> **EXERCISE**
Only the lines from the start of the material through the line containing "(mp) at (334,651)" are to be extracted, exactly as they appear.

> **RAW DATA**

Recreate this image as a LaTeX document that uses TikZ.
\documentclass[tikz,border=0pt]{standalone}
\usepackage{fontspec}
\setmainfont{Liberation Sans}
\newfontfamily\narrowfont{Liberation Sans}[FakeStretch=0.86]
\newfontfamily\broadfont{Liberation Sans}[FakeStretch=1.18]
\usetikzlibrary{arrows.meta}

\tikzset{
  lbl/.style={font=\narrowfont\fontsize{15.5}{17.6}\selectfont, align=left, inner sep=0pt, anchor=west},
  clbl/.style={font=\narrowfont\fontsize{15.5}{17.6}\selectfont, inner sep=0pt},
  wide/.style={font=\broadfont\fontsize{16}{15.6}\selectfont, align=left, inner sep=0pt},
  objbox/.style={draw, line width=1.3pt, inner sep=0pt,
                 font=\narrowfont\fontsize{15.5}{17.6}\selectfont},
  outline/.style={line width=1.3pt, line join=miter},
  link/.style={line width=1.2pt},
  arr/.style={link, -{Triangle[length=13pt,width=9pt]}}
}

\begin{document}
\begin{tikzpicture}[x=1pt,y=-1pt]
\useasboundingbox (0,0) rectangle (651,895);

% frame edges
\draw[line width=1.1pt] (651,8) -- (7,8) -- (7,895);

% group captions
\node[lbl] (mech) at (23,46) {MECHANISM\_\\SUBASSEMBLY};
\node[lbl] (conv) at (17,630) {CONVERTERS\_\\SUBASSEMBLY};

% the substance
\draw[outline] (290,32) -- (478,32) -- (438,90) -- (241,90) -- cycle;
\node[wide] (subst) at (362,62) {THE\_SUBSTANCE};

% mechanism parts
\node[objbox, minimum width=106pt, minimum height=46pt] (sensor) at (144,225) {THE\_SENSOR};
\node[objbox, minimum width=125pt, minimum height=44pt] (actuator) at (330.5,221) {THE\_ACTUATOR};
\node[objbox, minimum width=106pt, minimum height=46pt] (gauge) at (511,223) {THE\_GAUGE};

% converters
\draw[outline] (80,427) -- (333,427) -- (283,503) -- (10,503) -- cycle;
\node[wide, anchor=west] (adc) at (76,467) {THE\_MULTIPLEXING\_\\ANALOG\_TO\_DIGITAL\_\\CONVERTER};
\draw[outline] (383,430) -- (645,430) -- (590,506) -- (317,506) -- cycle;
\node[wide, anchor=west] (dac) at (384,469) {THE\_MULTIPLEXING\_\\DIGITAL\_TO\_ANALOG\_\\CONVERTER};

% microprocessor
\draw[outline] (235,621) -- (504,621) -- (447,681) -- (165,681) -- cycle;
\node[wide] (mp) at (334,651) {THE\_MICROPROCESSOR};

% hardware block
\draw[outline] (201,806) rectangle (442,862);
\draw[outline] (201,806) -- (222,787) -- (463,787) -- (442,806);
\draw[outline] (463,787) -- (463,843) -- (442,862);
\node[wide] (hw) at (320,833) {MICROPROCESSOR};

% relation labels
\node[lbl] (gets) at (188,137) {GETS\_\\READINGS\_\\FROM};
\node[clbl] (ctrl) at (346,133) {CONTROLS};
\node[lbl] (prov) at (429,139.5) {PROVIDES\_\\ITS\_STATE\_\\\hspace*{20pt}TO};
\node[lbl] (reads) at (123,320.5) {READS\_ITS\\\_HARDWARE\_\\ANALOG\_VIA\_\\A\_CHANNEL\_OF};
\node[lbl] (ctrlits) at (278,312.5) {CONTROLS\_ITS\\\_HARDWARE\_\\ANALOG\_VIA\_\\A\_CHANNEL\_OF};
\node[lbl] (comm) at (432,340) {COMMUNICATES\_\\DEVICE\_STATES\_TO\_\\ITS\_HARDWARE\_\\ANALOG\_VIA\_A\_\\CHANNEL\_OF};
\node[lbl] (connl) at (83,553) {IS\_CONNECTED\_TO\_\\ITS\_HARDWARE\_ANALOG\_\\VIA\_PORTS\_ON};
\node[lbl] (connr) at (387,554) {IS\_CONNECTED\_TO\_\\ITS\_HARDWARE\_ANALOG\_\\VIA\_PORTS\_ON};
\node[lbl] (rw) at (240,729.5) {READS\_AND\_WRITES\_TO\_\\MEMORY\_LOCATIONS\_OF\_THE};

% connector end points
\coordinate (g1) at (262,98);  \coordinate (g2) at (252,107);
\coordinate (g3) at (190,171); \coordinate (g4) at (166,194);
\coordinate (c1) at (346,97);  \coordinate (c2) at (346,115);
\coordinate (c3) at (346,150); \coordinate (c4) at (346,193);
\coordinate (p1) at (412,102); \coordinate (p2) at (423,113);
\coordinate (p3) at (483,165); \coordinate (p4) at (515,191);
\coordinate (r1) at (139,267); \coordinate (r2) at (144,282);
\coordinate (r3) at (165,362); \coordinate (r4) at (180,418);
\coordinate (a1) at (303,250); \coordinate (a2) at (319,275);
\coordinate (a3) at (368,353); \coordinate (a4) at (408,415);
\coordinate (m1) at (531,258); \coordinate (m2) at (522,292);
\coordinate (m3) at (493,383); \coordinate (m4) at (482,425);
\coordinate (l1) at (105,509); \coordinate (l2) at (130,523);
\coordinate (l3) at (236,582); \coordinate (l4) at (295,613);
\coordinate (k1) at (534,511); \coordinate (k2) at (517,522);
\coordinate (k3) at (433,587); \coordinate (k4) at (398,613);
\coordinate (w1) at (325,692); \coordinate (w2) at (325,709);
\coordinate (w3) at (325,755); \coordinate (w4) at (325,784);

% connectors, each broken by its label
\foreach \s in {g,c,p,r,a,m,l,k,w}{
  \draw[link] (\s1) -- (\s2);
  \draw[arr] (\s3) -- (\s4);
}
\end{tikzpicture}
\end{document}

> **PROBLEM SOLUTION**
Recreate this image as a LaTeX document that uses TikZ.
\documentclass[tikz,border=0pt]{standalone}
\usepackage{fontspec}
\setmainfont{Liberation Sans}
\newfontfamily\narrowfont{Liberation Sans}[FakeStretch=0.86]
\newfontfamily\broadfont{Liberation Sans}[FakeStretch=1.18]
\usetikzlibrary{arrows.meta}

\tikzset{
  lbl/.style={font=\narrowfont\fontsize{15.5}{17.6}\selectfont, align=left, inner sep=0pt, anchor=west},
  clbl/.style={font=\narrowfont\fontsize{15.5}{17.6}\selectfont, inner sep=0pt},
  wide/.style={font=\broadfont\fontsize{16}{15.6}\selectfont, align=left, inner sep=0pt},
  objbox/.style={draw, line width=1.3pt, inner sep=0pt,
                 font=\narrowfont\fontsize{15.5}{17.6}\selectfont},
  outline/.style={line width=1.3pt, line join=miter},
  link/.style={line width=1.2pt},
  arr/.style={link, -{Triangle[length=13pt,width=9pt]}}
}

\begin{document}
\begin{tikzpicture}[x=1pt,y=-1pt]
\useasboundingbox (0,0) rectangle (651,895);

% frame edges
\draw[line width=1.1pt] (651,8) -- (7,8) -- (7,895);

% group captions
\node[lbl] (mech) at (23,46) {MECHANISM\_\\SUBASSEMBLY};
\node[lbl] (conv) at (17,630) {CONVERTERS\_\\SUBASSEMBLY};

% the substance
\draw[outline] (290,32) -- (478,32) -- (438,90) -- (241,90) -- cycle;
\node[wide] (subst) at (362,62) {THE\_SUBSTANCE};

% mechanism parts
\node[objbox, minimum width=106pt, minimum height=46pt] (sensor) at (144,225) {THE\_SENSOR};
\node[objbox, minimum width=125pt, minimum height=44pt] (actuator) at (330.5,221) {THE\_ACTUATOR};
\node[objbox, minimum width=106pt, minimum height=46pt] (gauge) at (511,223) {THE\_GAUGE};

% converters
\draw[outline] (80,427) -- (333,427) -- (283,503) -- (10,503) -- cycle;
\node[wide, anchor=west] (adc) at (76,467) {THE\_MULTIPLEXING\_\\ANALOG\_TO\_DIGITAL\_\\CONVERTER};
\draw[outline] (383,430) -- (645,430) -- (590,506) -- (317,506) -- cycle;
\node[wide, anchor=west] (dac) at (384,469) {THE\_MULTIPLEXING\_\\DIGITAL\_TO\_ANALOG\_\\CONVERTER};

% microprocessor
\draw[outline] (235,621) -- (504,621) -- (447,681) -- (165,681) -- cycle;
\node[wide] (mp) at (334,651) {THE\_MICROPROCESSOR};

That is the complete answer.